Prawns and Probability: In defence of the Journal Impact Factor

With the possible exception of the BBC, academia must be the institution that spends the biggest percentage of its time criticising itself. The 'science of science' is an established field of research in its own right. Researcher's have rightly raised awareness of how statistical methods are misused, how career and funding incentives can be better aligned with good scientific practise and the inappropriate use of performance metrics.

Perhaps the most frequent target of criticism in this last category is the Journal Impact Factor (JIF). The JIF is a measure of how many citations papers in a specific journal tend to receive. Precisely, it is defined as the mean number of citations received in the last year by articles published in the journal in the previous two years.

A list of common complaints about the JIF would include:

Citation distributions are skewed, with many papers receiving few citations and a few papers receiving many citations. As such the JIF is a poor representation of a 'typical' paper in the journal.
The JIF is a statistic of relevance to the journal, but is inappropriately used to judge individual papers or researchers, which are better judged by their own number of citations.
Journals' pursuit of higher JIF scores biases them towards eye-catching papers and positive results, rather than solid research, replication studies and negative results
Journals engage in dodgy practices in order to artificially inflate their JIF

I don't hold any great admiration for the JIF, but my instinctive contrarianism has made me skeptical about these complaints. As an exercise in devil's advocacy, I'll try and give answers to each of them.

1. Citation distributions certainly are skewed. So are lots of things. People's salaries, for instance, are highly skewed. Take a look at this plot of household income from Wikipedia

That huge bar on the right hand side indicates a long tail of households with very high incomes. Because of this the mean income is about 20% higher than the median. This skew is more pronounced in some countries than others: The US and the UK have substantially more income inequality than most continental European countries for instance. As such one should treat differences in the mean income between countries with a little caution - the higher mean income in the US compared to most European countries is predominantly due to a small number of wealthy individuals. That being said, do we seriously doubt that there is a difference between a country with a mean income of $50,000 a year and one with $10,000 a year? Clearly mean incomes tell us something about the quality of life in different countries, the prospects of their citizens, their overall clout in the world. Compare the plot above with the distribution of citations to two journals, also from Wikipedia. They have the same basic features.

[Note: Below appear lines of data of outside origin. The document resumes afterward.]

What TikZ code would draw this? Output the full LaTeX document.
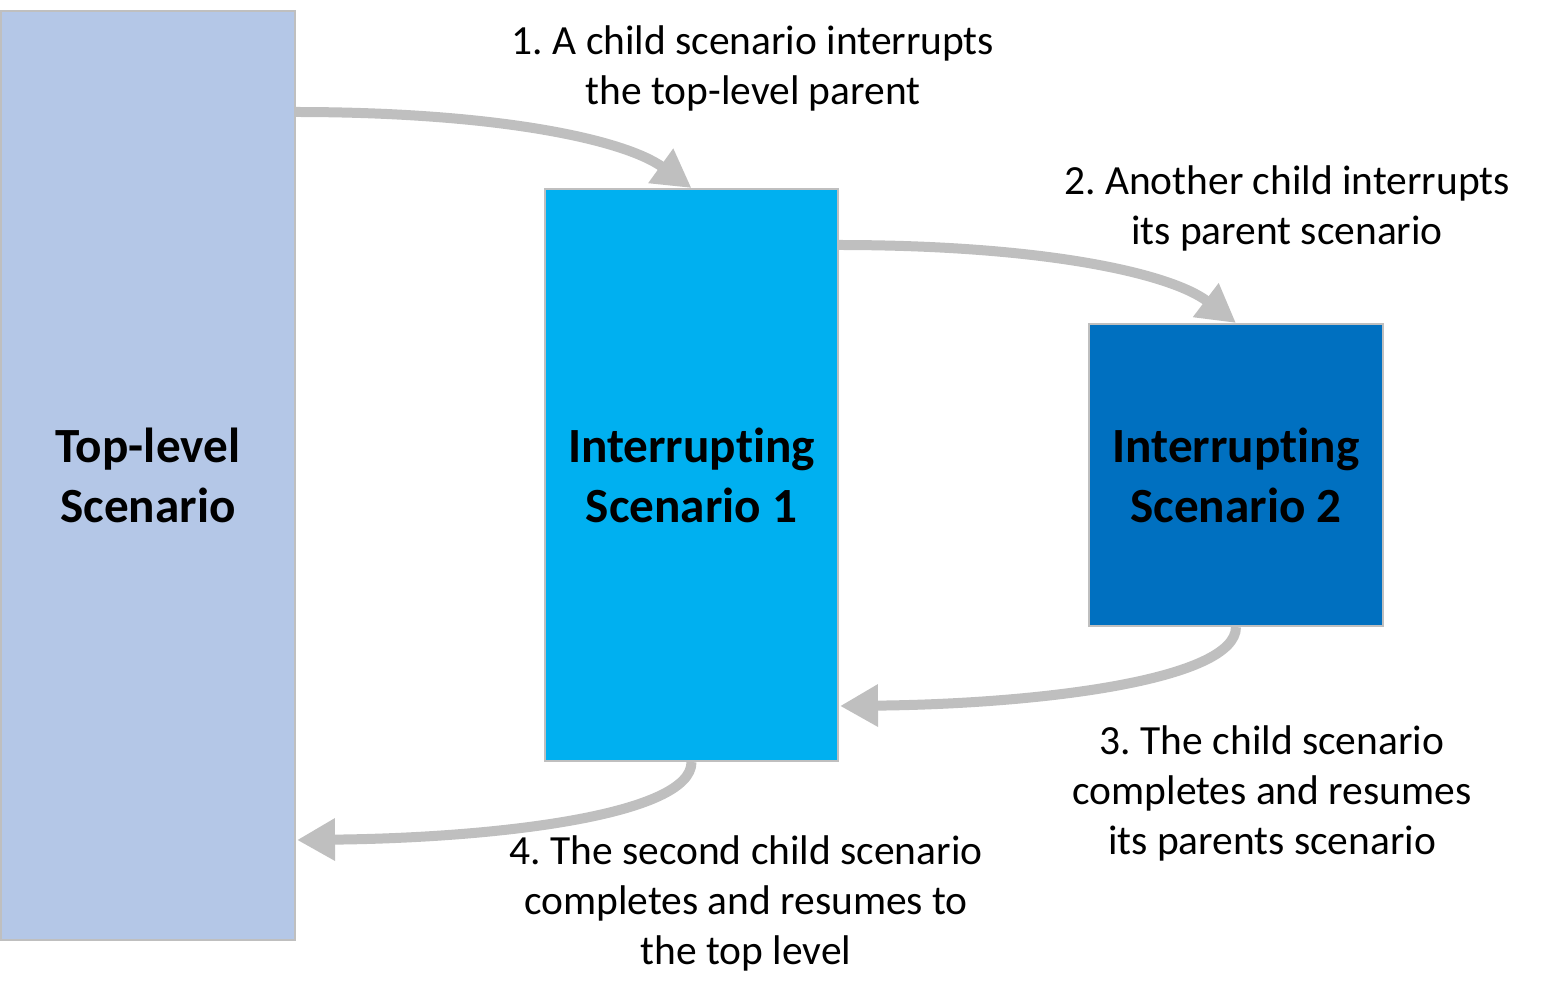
\documentclass[tikz,border=0pt]{standalone}
\usepackage{fontspec}
\setmainfont{Carlito}[Ligatures=NoCommon]
\frenchspacing
\usetikzlibrary{arrows.meta}
\definecolor{boxgray}{HTML}{BFBFBF}
\definecolor{toplevel}{HTML}{B4C7E7}
\definecolor{int1}{HTML}{00B0F0}
\definecolor{int2}{HTML}{0070C0}
\tikzset{
  scen/.style={draw=boxgray, line width=0.04cm, inner sep=0pt, align=center,
    font=\fontsize{28}{34.1}\selectfont\bfseries, text=black},
  flow/.style={draw=boxgray, line width=0.2cm,
    -{Triangle[length=0.76cm,width=0.8cm]}},
  lbl/.style={align=center, inner sep=0pt, text=black,
    font=\fontsize{23.6}{28.45}\selectfont\frenchspacing}
}
\begin{document}
\begin{tikzpicture}[x=0.02cm,y=-0.02cm]
\useasboundingbox (0,0) rectangle (1546,999);
\node[scen, fill=toplevel, minimum width=5.88cm, minimum height=18.58cm] (b1) at (148,475.5) {Top-level\\Scenario};
\node[scen, fill=int1, minimum width=5.86cm, minimum height=11.44cm] (b2) at (691.5,475) {Interrupt\kern0pt ing\\Scenario 1};
\node[scen, fill=int2, minimum width=5.88cm, minimum height=6.04cm] (b3) at (1236,475) {Interrupt\kern0pt ing\\Scenario 2};
\coordinate (s1) at (295,112);
\coordinate (s2) at (838,245);
\coordinate (e3) at (840,706);
\coordinate (e4) at (297,840);
\draw[flow] (s1) .. controls (500,112) and (625,140) .. (b2.north);
\draw[flow] (s2) .. controls (1043,245) and (1170,273) .. (b3.north);
\draw[flow] (b3.south) .. controls (1236,680) and (1040,704) .. (e3);
\draw[flow] (b2.south) .. controls (692,815) and (497,838) .. (e4);
\node[lbl] (l1) at (753,68) {1. A child scenario interrupts\\the top-level parent};
\node[lbl] (l2) at (1287,208) {2. Another child interrupts\\its parent scenario};
\node[lbl] (l3) at (1272,793) {3. The child scenario\\completes and resumes\\its parents scenario};
\node[lbl] (l4) at (746,903) {4. The second child scenario\\completes and resumes to\\the top level};
\end{tikzpicture}
\end{document}
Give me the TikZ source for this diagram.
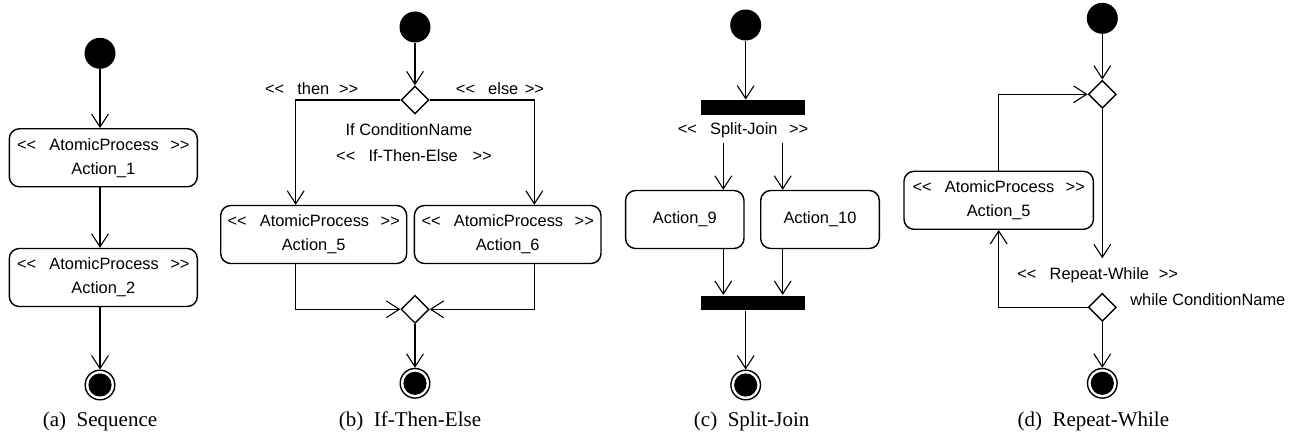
\documentclass[tikz,border=0pt]{standalone}
\usepackage{fontspec}
\setmainfont{Liberation Serif}
\setsansfont{Liberation Sans}
\usetikzlibrary{arrows.meta,shapes.geometric}
\newcommand{\stereo}[2][0.7em]{<\kern0pt<\hspace{0.8em}#2\hspace{#1}>\kern0pt>}

\begin{document}
\begin{tikzpicture}[x=0.5pt,y=-0.5pt,line width=0.7pt,
	>={Straight Barb[length=6.5pt,width=8.4pt,line width=0.55pt]},
	font=\sffamily\fontsize{8.2}{12}\selectfont,
	start/.style = {circle,fill,inner sep=0pt,minimum size=15.5pt},
	final/.style = {circle,draw,inner sep=0pt,minimum size=14.8pt,path picture={\fill (path picture bounding box.center) circle (5.8pt);}},
	action/.style = {draw,rounded corners=5pt,align=center,inner sep=0pt,minimum height=29pt},
	decision/.style = {diamond,draw,fill=white,inner sep=0pt,minimum size=14pt},
	bar/.style = {fill,inner sep=0pt,minimum width=52.2pt,minimum height=7.2pt},
	caption/.style = {font=\rmfamily\fontsize{10.5}{12}\selectfont}
	]
	%\draw [help lines] (0,0) grid (1296,443);
	\useasboundingbox (0,0) rectangle (1296,443);
	%SEQUENCE
	\node[start] (@starta) at (100,53.3) {};
	\node[action,minimum width=94pt] (@act1) at (103.3,157.8) {\stereo{AtomicProcess}\\Action\_1};
	\node[action,minimum width=94pt] (@act2) at (103.3,277.5) {\stereo{AtomicProcess}\\Action\_2};
	\node[final] (@enda) at (100,385) {};
	\node[caption] (@capa) at (100,421) {(a)\enspace Sequence};
	\draw[->] (@starta) -- (@starta |- @act1.north);
	\draw[->] (@starta |- @act1.south) -- (@starta |- @act2.north);
	\draw[->] (@starta |- @act2.south) -- (@enda);
	%IF-THEN-ELSE
	\node[start] (@startb) at (415,27) {};
	\node[decision] (@ifdec) at (415,100) {};
	\node (@then) at (311.7,88.3) {\stereo[0.6em]{then}};
	\node (@else) at (500,88.3) {\stereo[0.4em]{else}};
	\node (@cond) at (409,130) {If ConditionName};
	\node (@ite) at (414,155.7) {\stereo[0.9em]{If-Then-Else}};
	\node[action,minimum width=93pt] (@act5) at (313.7,234.5) {\stereo{AtomicProcess}\\Action\_5};
	\node[action,minimum width=93.3pt] (@act6) at (507.7,234.5) {\stereo{AtomicProcess}\\Action\_6};
	\node[decision] (@merge) at (415,309.3) {};
	\node[final] (@endb) at (415,383.3) {};
	\node[caption] (@capb) at (410,421) {(b)\enspace If-Then-Else};
	\draw[->] (@startb) -- (@ifdec);
	\draw[->] (@ifdec.west) -| ([xshift=-9pt]@act5.north);
	\draw[->] (@ifdec.east) -| ([xshift=13.3pt]@act6.north);
	\draw[->] ([xshift=-9pt]@act5.south) |- (@merge.west);
	\draw[->] ([xshift=13.3pt]@act6.south) |- (@merge.east);
	\draw[->] (@merge) -- (@endb);
	%SPLIT-JOIN
	\node[start] (@startc) at (745.7,25) {};
	\node[bar] (@split) at (752.9,107.5) {};
	\node (@sj) at (743,130) {\stereo[0.7em]{Split-Join}};
	\node[action,minimum width=59.2pt] (@act9) at (684.8,219.5) {Action\_9};
	\node[action,minimum width=59.3pt] (@act10) at (820,219.5) {Action\_10};
	\node[bar] (@join) at (752.9,302.8) {};
	\node[final] (@endc) at (745.7,385) {};
	\node[caption] (@capc) at (751.7,421) {(c)\enspace Split-Join};
	\coordinate (@f9) at (723.3,143);
	\coordinate (@f10) at (782.7,143);
	\draw[->] (@startc) -- (@startc |- @split.north);
	\draw[->] (@f9) -- (@f9 |- @act9.north);
	\draw[->] (@f10) -- (@f10 |- @act10.north);
	\draw[->] (@f9 |- @act9.south) -- (@f9 |- @join.north);
	\draw[->] (@f10 |- @act10.south) -- (@f10 |- @join.north);
	\draw[->] (@startc |- @join.south) -- (@endc);
	%REPEAT-WHILE
	\node[start] (@startd) at (1102.3,18.3) {};
	\node[decision] (@loopdec) at (1102.3,94.3) {};
	\node[action,minimum width=94.7pt] (@act5d) at (998.7,200.3) {\stereo{AtomicProcess}\\Action\_5};
	\coordinate (@rwend) at (1102.3,258.3);
	\node (@rw) at (1097.7,275) {\stereo[0.6em]{Repeat-While}};
	\node[decision] (@whiledec) at (1102.3,307.3) {};
	\node[anchor=west] (@while) at (1123,300) {while ConditionName};
	\node[final] (@endd) at (1102.3,383.3) {};
	\node[caption] (@capd) at (1093.3,421) {(d)\enspace Repeat-While};
	\draw[->] (@startd) -- (@loopdec);
	\draw[->] (@act5d.north) |- (@loopdec.west);
	\draw[->] (@loopdec) -- (@rwend);
	\draw[->] (@whiledec.west) -| (@act5d.south);
	\draw[->] (@whiledec) -- (@endd);
\end{tikzpicture}
\end{document}
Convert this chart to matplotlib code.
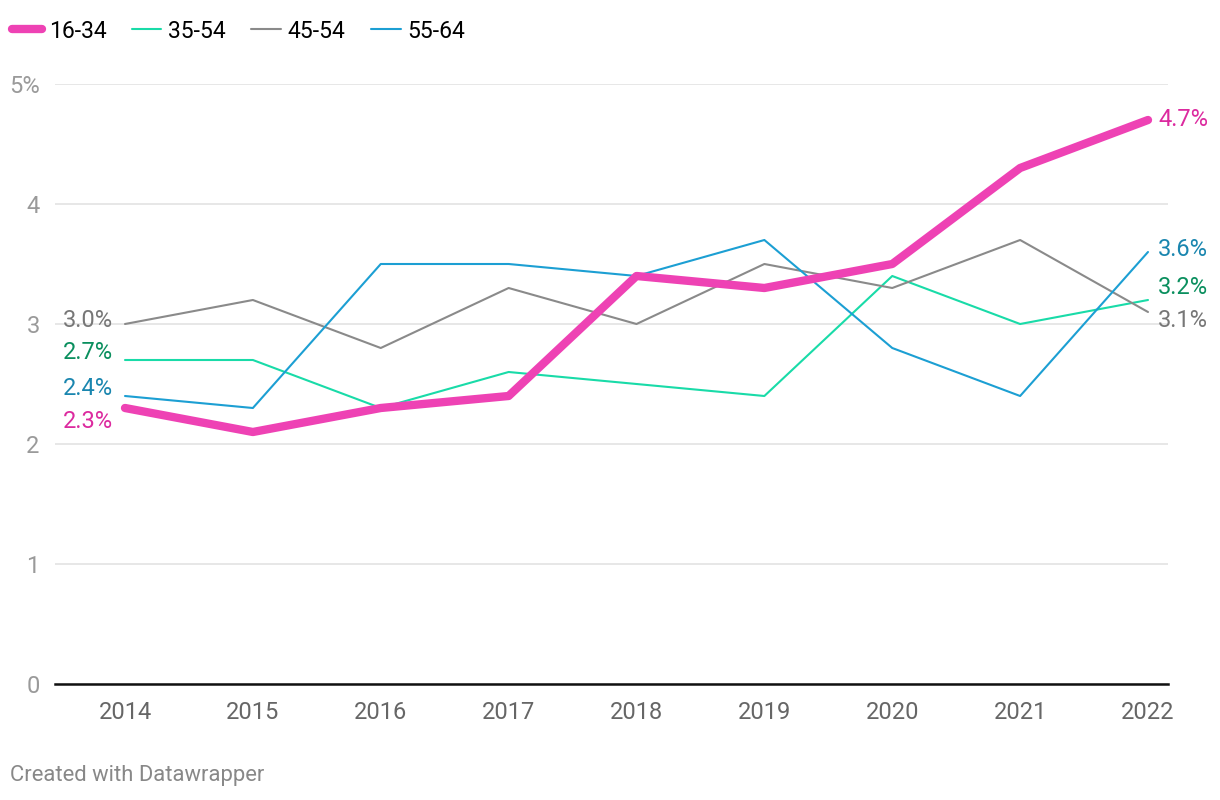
import matplotlib.pyplot as plt

plt.rcParams['font.family'] = ['Roboto', 'DejaVu Sans']

years = [2014, 2015, 2016, 2017, 2018, 2019, 2020, 2021, 2022]
age_16_34 = [2.3, 2.1, 2.3, 2.4, 3.4, 3.3, 3.5, 4.3, 4.7]
age_35_54 = [2.7, 2.7, 2.3, 2.6, 2.5, 2.4, 3.4, 3.0, 3.2]
age_45_54 = [3.0, 3.2, 2.8, 3.3, 3.0, 3.5, 3.3, 3.7, 3.1]
age_55_64 = [2.4, 2.3, 3.5, 3.5, 3.4, 3.7, 2.8, 2.4, 3.6]

series = [
    ('16-34', age_16_34, '#ee42b4', '#dc2a9f', 6),
    ('35-54', age_35_54, '#19dba8', '#0a8f5e', 1.5),
    ('45-54', age_45_54, '#8a8a8a', '#777777', 1.5),
    ('55-64', age_55_64, '#1c9fd3', '#1a86af', 1.5),
]

fig = plt.figure(figsize=(12.2, 8), dpi=100)
ax = fig.add_axes([55 / 1220, 116 / 800, 1113 / 1220, 600 / 800])

for name, vals, col, tcol, lw in series:
    z = 5 if lw > 3 else 3
    ax.plot(years, vals, color=col, lw=lw, label=name, solid_capstyle='round',
            solid_joinstyle='round', zorder=z)

# end labels, nudged so they don't overlap
left_offset = {'16-34': -0.11, '35-54': 0.06, '45-54': 0.03, '55-64': 0.06}
right_offset = {'16-34': 0.0, '35-54': 0.1, '45-54': -0.07, '55-64': 0.02}
for name, vals, col, tcol, lw in series:
    ax.text(years[0] - 0.09, vals[0] + left_offset[name], f'{vals[0]:.1f}%',
            color=tcol, fontsize=17, ha='right', va='center')
    ax.text(years[-1] + 0.08, vals[-1] + right_offset[name], f'{vals[-1]:.1f}%',
            color=tcol, fontsize=17, ha='left', va='center')

ax.set_xlim(2014 - 70 / 127.875, 2022 + 20 / 127.875)
ax.set_ylim(0, 5)
ax.set_xticks(years)
ax.set_xticklabels([str(y) for y in years])
ax.set_yticks([0, 1, 2, 3, 4, 5])
ax.set_yticklabels(['0', '1', '2', '3', '4', '5%'])
ax.tick_params(axis='x', length=0, pad=12, labelsize=17, labelcolor='#666666')
ax.tick_params(axis='y', length=0, pad=11, labelsize=17, labelcolor='#9a9a9a')
for lab in ax.get_yticklabels():
    lab.set_horizontalalignment('right')

ax.grid(axis='y', color='#e3e3e3', lw=1.2)
ax.set_axisbelow(True)
for s in ['top', 'right', 'left']:
    ax.spines[s].set_visible(False)
ax.spines['bottom'].set_color('#111111')
ax.spines['bottom'].set_linewidth(1.8)
ax.spines['bottom'].set_zorder(6)

leg = fig.legend(loc='center left', bbox_to_anchor=(12 / 1220, 1 - 31 / 800), ncols=4,
                 frameon=False, fontsize=16.5, handlelength=1.3, columnspacing=1.1,
                 handletextpad=0.3, borderpad=0, borderaxespad=0)

fig.text(10 / 1220, 1 - 776 / 800, 'Created with Datawrapper', fontsize=15.8,
         color='#888888', ha='left', va='center')

fig.savefig('out.png', dpi=100)
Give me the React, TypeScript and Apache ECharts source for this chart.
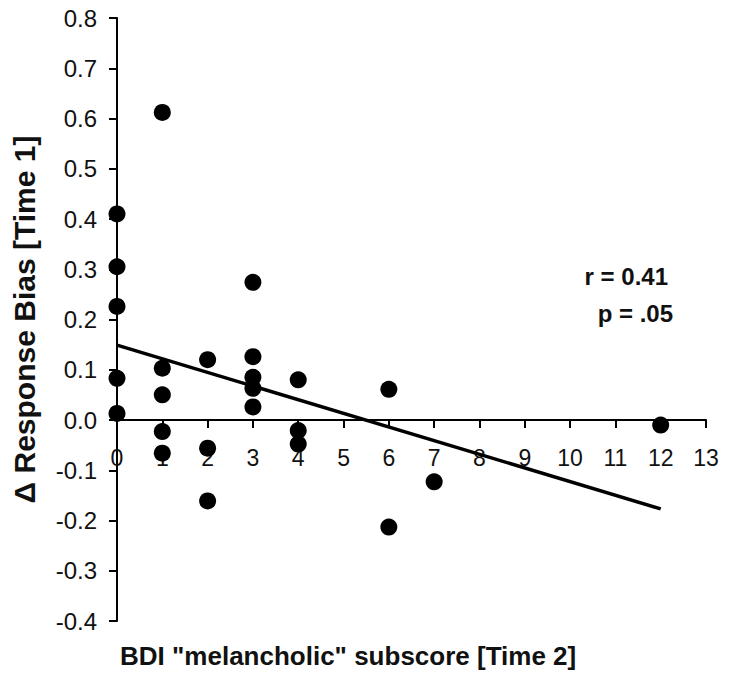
import React, { useEffect, useRef } from "react";
import * as echarts from "echarts";

// BDI "melancholic" subscore [Time 2]
const bdiScores = [
  0, 0, 0, 0, 0,
  1, 1, 1, 1, 1,
  2, 2, 2,
  3, 3, 3, 3, 3,
  4, 4, 4,
  6, 6,
  7,
  12,
];
// Δ Response Bias [Time 1]
const responseBias = [
  0.41, 0.305, 0.226, 0.083, 0.013,
  0.612, 0.103, 0.05, -0.023, -0.066,
  0.12, -0.056, -0.161,
  0.274, 0.126, 0.085, 0.063, 0.026,
  0.08, -0.021, -0.048,
  0.061, -0.213,
  -0.123,
  -0.01,
];
// regression line end points
const fitX = [0, 12];
const fitY = [0.149, -0.177];

const xTicks = { min: 0, max: 13, interval: 1 };
const yTicks = { min: -0.4, max: 0.8, interval: 0.1 };

const statLines = ["r = 0.41", "p = .05"];
const xTitle = 'BDI "melancholic" subscore [Time 2]';
const yTitle = "\u0394 Response Bias [Time 1]";

const FONT = "'Liberation Sans', Arial, Helvetica, sans-serif";

const GRID_TOP = 18;
const GRID_BOTTOM = 79;
const HEIGHT = 700;

export default function App() {
  const ref = useRef<HTMLDivElement>(null);

  useEffect(() => {
    if (!ref.current) return;
    const chart = echarts.init(ref.current, null, { renderer: "svg" });
    const points = bdiScores.map((x, i) => [x, responseBias[i]]);
    const fit = fitX.map((x, i) => [x, fitY[i]]);

    // place the x axis (line, ticks, labels) where y = 0
    const plotH = HEIGHT - GRID_TOP - GRID_BOTTOM;
    const zeroFromBottom = ((0 - yTicks.min) / (yTicks.max - yTicks.min)) * plotH;

    chart.setOption({
      animation: false,
      backgroundColor: "#ffffff",
      grid: { left: 117, right: 23, top: GRID_TOP, bottom: GRID_BOTTOM, containLabel: false },
      xAxis: {
        type: "value",
        min: xTicks.min,
        max: xTicks.max,
        interval: xTicks.interval,
        offset: -zeroFromBottom,
        splitLine: { show: false },
        axisLine: { show: true, onZero: false, lineStyle: { color: "#000", width: 2 } },
        axisTick: { show: true, length: 8, lineStyle: { color: "#000", width: 2 } },
        axisLabel: {
          show: true,
          margin: 26,
          fontSize: 23,
          color: "#111",
          fontFamily: FONT,
          showMinLabel: true,
          showMaxLabel: true,
        },
      },
      yAxis: {
        type: "value",
        min: yTicks.min,
        max: yTicks.max,
        interval: yTicks.interval,
        splitLine: { show: false },
        axisLine: { show: true, onZero: false, lineStyle: { color: "#000", width: 2 } },
        axisTick: { show: true, length: 8, lineStyle: { color: "#000", width: 2 } },
        axisLabel: {
          show: true,
          margin: 20,
          fontSize: 24,
          color: "#111",
          fontFamily: FONT,
          formatter: (v: number) => (Math.abs(v) < 1e-9 ? "0.0" : v.toFixed(1)),
        },
        name: yTitle,
        nameLocation: "middle",
        nameRotate: 90,
        nameGap: 78,
        nameTextStyle: {
          fontSize: 30,
          fontWeight: "bold",
          color: "#111",
          fontFamily: FONT,
        },
      },
      series: [
        {
          type: "scatter",
          data: points,
          symbol: "circle",
          symbolSize: 17,
          itemStyle: { color: "#000", opacity: 1 },
          z: 3,
        },
        {
          type: "line",
          data: fit,
          showSymbol: false,
          symbol: "none",
          lineStyle: { color: "#000", width: 3.5 },
          z: 4,
        },
      ],
      graphic: [
        {
          type: "text",
          right: 729 - 668,
          top: 264,
          style: {
            text: statLines[0],
            fontSize: 24,
            fontWeight: "bold",
            fill: "#111",
            fontFamily: FONT,
          },
        },
        {
          type: "text",
          right: 729 - 673,
          top: 301,
          style: {
            text: statLines[1],
            fontSize: 24,
            fontWeight: "bold",
            fill: "#111",
            fontFamily: FONT,
          },
        },
        {
          type: "text",
          left: 120,
          top: 643,
          style: {
            text: xTitle,
            fontSize: 26,
            fontWeight: "bold",
            fill: "#111",
            fontFamily: FONT,
          },
        },
      ],
    });

    return () => chart.dispose();
  }, []);

  return (
    <div
      ref={ref}
      style={{ position: "fixed", left: 0, top: 0, width: 729, height: 700, background: "#fff" }}
    />
  );
}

Sure, it may be daft to claim that a journal with a JIF of 5 is substantially different to one with a JIF of 4.5. One should not fetishise irrelevant differences just because they are presented with apparently high precision. But the truth of the matter is that knowing that one paper was published in a high JIF journal and another in a low JIF journal gives you some information about the likely quality of each. There will be many exceptions where bad papers appear in good journals and vice versa. But as long as it provides some information people will continue to use it. Seeking to banish impact factors from discussion will only make this use more opaque.

The skewed nature of the distribution introduces a lot of uncertainty into the statistics of estimating a population mean. It is often stated that because citations follow an approximate power-law distribution the mean of the distribution has no descriptive value. This is untrue. Estimates of the power-law coefficient are generally in excess of 3, meaning that both the mean and variance of the distribution are well defined. As such the Law of Large Numbers and the Central Limit Theorem apply and the sample mean converges to the underlying mean of the distribution, with normally distributed uncertainty. Therefore the JIF does what it says on the tin: gives a reasonable estimate of the expected number of citations a paper in that journal will receive.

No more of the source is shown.